--- Start EXTRACTED ENTRIES ---

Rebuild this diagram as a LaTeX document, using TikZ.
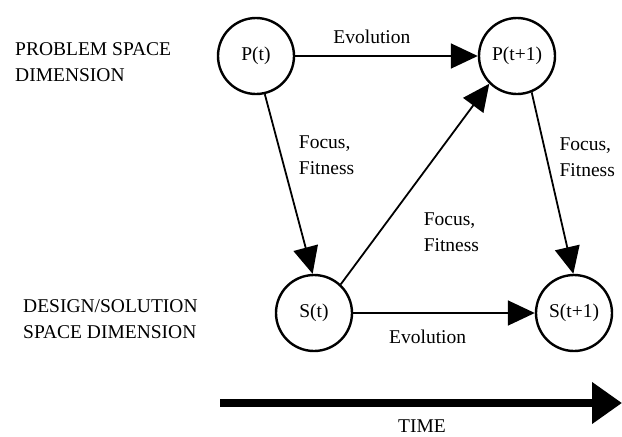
\documentclass[tikz,border=0pt]{standalone}
\usepackage{fontspec}
\setmainfont{Liberation Serif}
\usetikzlibrary{arrows.meta}

\begin{document}
\begin{tikzpicture}[x=1pt, y=-1pt, font=\fontsize{19.5}{26}\selectfont,
    main/.style={circle, draw, line width=2.4pt, minimum size=76pt, inner sep=0pt},
    flow/.style={-{Triangle[length=27pt,width=25pt]}, line width=1.8pt},
    edge/.style={inner sep=0pt, align=left},
    dim/.style={inner sep=0pt, align=left, anchor=west},
    timeline/.style={-{Triangle[length=30pt,width=40pt]}, line width=8pt}]

    \useasboundingbox (0,0) rectangle (622,437);

    \node[main] (pt) at (256,56) {P(t)};
    \node[main] (pt1) at (517,56) {P(t+1)};
    \node[main] (st) at (314,313) {S(t)};
    \node[main] (st1) at (574,313) {S(t+1)};

    \node[dim] (prob) at (15,62) {PROBLEM SPACE\\DIMENSION};
    \node[dim] (design) at (23,319) {DESIGN/SOLUTION\\SPACE DIMENSION};

    \path[flow]
        (pt) edge node[edge, pos=0.42, above=11pt] {Evolution} (pt1)
        (pt.-77) edge node[edge, pos=0.34, right=17pt] {Focus,\\Fitness} (st.92)
        (st.47) edge node[edge, pos=0.26, right=43.5pt] {Focus,\\Fitness} (pt1.225)
        (pt1.-68) edge node[edge, pos=0.36, right=12pt] {Focus,\\Fitness} (st1.91)
        (st) edge node[edge, pos=0.41, below=16.5pt] {Evolution} (st1)
        ;

    \coordinate (t0) at (220,403);
    \coordinate (t1) at (622,403);
    \draw[timeline] (t0) -- (t1);
    \node[inner sep=0pt] (time) at (422,426.5) {TIME};
\end{tikzpicture}
\end{document}
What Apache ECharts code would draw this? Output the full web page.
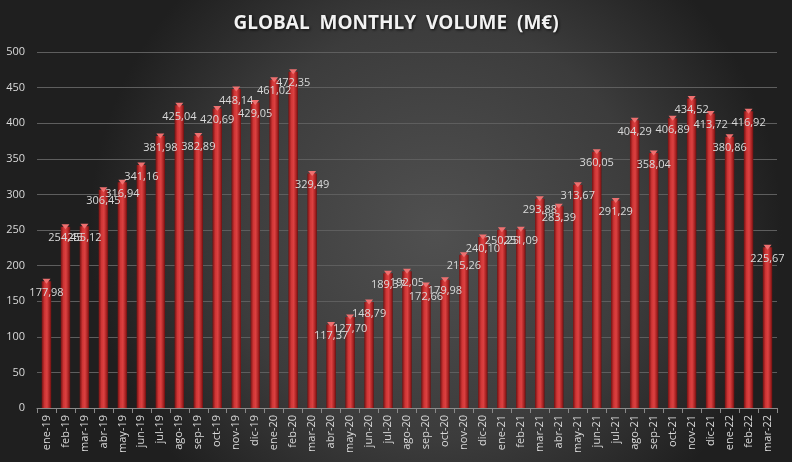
<!DOCTYPE html>
<html>
<head>
<meta charset="utf-8">
<script src="https://cdn.jsdelivr.net/npm/echarts@6/dist/echarts.min.js"></script>
<style>
html,body{margin:0;padding:0;background:#2b2b2b;}
#chart{width:792px;height:462px;}
</style>
</head>
<body>
<div id="chart"></div>
<script>
var titleText = 'GLOBAL  MONTHLY  VOLUME  (M€)';
var categories = ['ene-19','feb-19','mar-19','abr-19','may-19','jun-19','jul-19','ago-19','sep-19','oct-19','nov-19','dic-19',
  'ene-20','feb-20','mar-20','abr-20','may-20','jun-20','jul-20','ago-20','sep-20','oct-20','nov-20','dic-20',
  'ene-21','feb-21','mar-21','abr-21','may-21','jun-21','jul-21','ago-21','sep-21','oct-21','nov-21','dic-21',
  'ene-22','feb-22','mar-22'];
var volumes = [177.98,254.45,255.12,306.45,316.94,341.16,381.98,425.04,382.89,420.69,448.14,429.05,
  461.02,472.35,329.49,117.37,127.70,148.79,189.37,192.05,172.66,179.98,215.26,240.10,
  250.25,251.09,293.88,283.39,313.67,360.05,291.29,404.29,358.04,406.89,434.52,413.72,
  380.86,416.92,225.67];
var yTicks = {min:0, max:500, interval:50};

var chart = echarts.init(document.getElementById('chart'), null, {renderer:'canvas'});
var fontFam = '"Open Sans", "Noto Sans", sans-serif';
var txt = '#d9d9d9';
chart.setOption({
  backgroundColor: {
    type:'radial', x:0.55, y:0.5, r:0.75,
    colorStops:[{offset:0,color:'#505050'},{offset:0.6,color:'#3c3c3c'},{offset:1,color:'#1f1f1f'}]
  },
  title: {
    text: titleText, left:'center', top:9,
    textStyle:{color:'#f2f2f2', fontSize:19, fontWeight:'bold', fontFamily:fontFam,
      textShadowColor:'rgba(0,0,0,0.8)', textShadowBlur:3, textShadowOffsetX:1, textShadowOffsetY:1}
  },
  grid: {left:37, right:15, top:52, bottom:54, containLabel:false},
  xAxis: {
    type:'category', data:categories,
    axisLine:{lineStyle:{color:'#8a8a8a'}},
    axisTick:{show:true, alignWithLabel:false, length:5, lineStyle:{color:'#8a8a8a'}},
    axisLabel:{rotate:90, color:txt, fontSize:11, fontFamily:fontFam, interval:0, margin:7}
  },
  yAxis: {
    type:'value', min:yTicks.min, max:yTicks.max, interval:yTicks.interval,
    axisLine:{show:false}, axisTick:{show:false},
    splitLine:{lineStyle:{color:'#5e5e5e', width:1}},
    axisLabel:{color:txt, fontSize:11, fontFamily:fontFam, margin:12}
  },
  series: [{
    type:'bar', data:volumes, barWidth:'50%',
    itemStyle:{
      color:{type:'linear', x:0, y:0, x2:1, y2:0, colorStops:[
        {offset:0,color:'#741212'},{offset:0.3,color:'#cf3535'},{offset:0.55,color:'#dc4141'},{offset:0.85,color:'#a01f1f'},{offset:1,color:'#681010'}]}
    },
    label:{
      show:true, position:'insideTop', distance:6, color:txt, fontSize:11, fontFamily:fontFam,
      formatter:function(p){return p.value.toFixed(2).replace('.',',');}
    },
    z:2
  },{
    type:'pictorialBar', data:volumes, symbol:'triangle', symbolRotate:180,
    symbolSize:[8,5], symbolPosition:'end', symbolOffset:[0,'-50%'],
    itemStyle:{color:'#f07070'}, barGap:'-100%', z:3, silent:true
  }]
});
</script>
</body>
</html>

--- End EXTRACTED ENTRIES ---

BRIEF:
Pictures are to be left out; the records above must be repeated word for word.

FULL OUTPUT:
Rebuild this diagram as a LaTeX document, using TikZ.
\documentclass[tikz,border=0pt]{standalone}
\usepackage{fontspec}
\setmainfont{Liberation Serif}
\usetikzlibrary{arrows.meta}

\begin{document}
\begin{tikzpicture}[x=1pt, y=-1pt, font=\fontsize{19.5}{26}\selectfont,
    main/.style={circle, draw, line width=2.4pt, minimum size=76pt, inner sep=0pt},
    flow/.style={-{Triangle[length=27pt,width=25pt]}, line width=1.8pt},
    edge/.style={inner sep=0pt, align=left},
    dim/.style={inner sep=0pt, align=left, anchor=west},
    timeline/.style={-{Triangle[length=30pt,width=40pt]}, line width=8pt}]

    \useasboundingbox (0,0) rectangle (622,437);

    \node[main] (pt) at (256,56) {P(t)};
    \node[main] (pt1) at (517,56) {P(t+1)};
    \node[main] (st) at (314,313) {S(t)};
    \node[main] (st1) at (574,313) {S(t+1)};

    \node[dim] (prob) at (15,62) {PROBLEM SPACE\\DIMENSION};
    \node[dim] (design) at (23,319) {DESIGN/SOLUTION\\SPACE DIMENSION};

    \path[flow]
        (pt) edge node[edge, pos=0.42, above=11pt] {Evolution} (pt1)
        (pt.-77) edge node[edge, pos=0.34, right=17pt] {Focus,\\Fitness} (st.92)
        (st.47) edge node[edge, pos=0.26, right=43.5pt] {Focus,\\Fitness} (pt1.225)
        (pt1.-68) edge node[edge, pos=0.36, right=12pt] {Focus,\\Fitness} (st1.91)
        (st) edge node[edge, pos=0.41, below=16.5pt] {Evolution} (st1)
        ;

    \coordinate (t0) at (220,403);
    \coordinate (t1) at (622,403);
    \draw[timeline] (t0) -- (t1);
    \node[inner sep=0pt] (time) at (422,426.5) {TIME};
\end{tikzpicture}
\end{document}
What Apache ECharts code would draw this? Output the full web page.
<!DOCTYPE html>
<html>
<head>
<meta charset="utf-8">
<script src="https://cdn.jsdelivr.net/npm/echarts@6/dist/echarts.min.js"></script>
<style>
html,body{margin:0;padding:0;background:#2b2b2b;}
#chart{width:792px;height:462px;}
</style>
</head>
<body>
<div id="chart"></div>
<script>
var titleText = 'GLOBAL  MONTHLY  VOLUME  (M€)';
var categories = ['ene-19','feb-19','mar-19','abr-19','may-19','jun-19','jul-19','ago-19','sep-19','oct-19','nov-19','dic-19',
  'ene-20','feb-20','mar-20','abr-20','may-20','jun-20','jul-20','ago-20','sep-20','oct-20','nov-20','dic-20',
  'ene-21','feb-21','mar-21','abr-21','may-21','jun-21','jul-21','ago-21','sep-21','oct-21','nov-21','dic-21',
  'ene-22','feb-22','mar-22'];
var volumes = [177.98,254.45,255.12,306.45,316.94,341.16,381.98,425.04,382.89,420.69,448.14,429.05,
  461.02,472.35,329.49,117.37,127.70,148.79,189.37,192.05,172.66,179.98,215.26,240.10,
  250.25,251.09,293.88,283.39,313.67,360.05,291.29,404.29,358.04,406.89,434.52,413.72,
  380.86,416.92,225.67];
var yTicks = {min:0, max:500, interval:50};

var chart = echarts.init(document.getElementById('chart'), null, {renderer:'canvas'});
var fontFam = '"Open Sans", "Noto Sans", sans-serif';
var txt = '#d9d9d9';
chart.setOption({
  backgroundColor: {
    type:'radial', x:0.55, y:0.5, r:0.75,
    colorStops:[{offset:0,color:'#505050'},{offset:0.6,color:'#3c3c3c'},{offset:1,color:'#1f1f1f'}]
  },
  title: {
    text: titleText, left:'center', top:9,
    textStyle:{color:'#f2f2f2', fontSize:19, fontWeight:'bold', fontFamily:fontFam,
      textShadowColor:'rgba(0,0,0,0.8)', textShadowBlur:3, textShadowOffsetX:1, textShadowOffsetY:1}
  },
  grid: {left:37, right:15, top:52, bottom:54, containLabel:false},
  xAxis: {
    type:'category', data:categories,
    axisLine:{lineStyle:{color:'#8a8a8a'}},
    axisTick:{show:true, alignWithLabel:false, length:5, lineStyle:{color:'#8a8a8a'}},
    axisLabel:{rotate:90, color:txt, fontSize:11, fontFamily:fontFam, interval:0, margin:7}
  },
  yAxis: {
    type:'value', min:yTicks.min, max:yTicks.max, interval:yTicks.interval,
    axisLine:{show:false}, axisTick:{show:false},
    splitLine:{lineStyle:{color:'#5e5e5e', width:1}},
    axisLabel:{color:txt, fontSize:11, fontFamily:fontFam, margin:12}
  },
  series: [{
    type:'bar', data:volumes, barWidth:'50%',
    itemStyle:{
      color:{type:'linear', x:0, y:0, x2:1, y2:0, colorStops:[
        {offset:0,color:'#741212'},{offset:0.3,color:'#cf3535'},{offset:0.55,color:'#dc4141'},{offset:0.85,color:'#a01f1f'},{offset:1,color:'#681010'}]}
    },
    label:{
      show:true, position:'insideTop', distance:6, color:txt, fontSize:11, fontFamily:fontFam,
      formatter:function(p){return p.value.toFixed(2).replace('.',',');}
    },
    z:2
  },{
    type:'pictorialBar', data:volumes, symbol:'triangle', symbolRotate:180,
    symbolSize:[8,5], symbolPosition:'end', symbolOffset:[0,'-50%'],
    itemStyle:{color:'#f07070'}, barGap:'-100%', z:3, silent:true
  }]
});
</script>
</body>
</html>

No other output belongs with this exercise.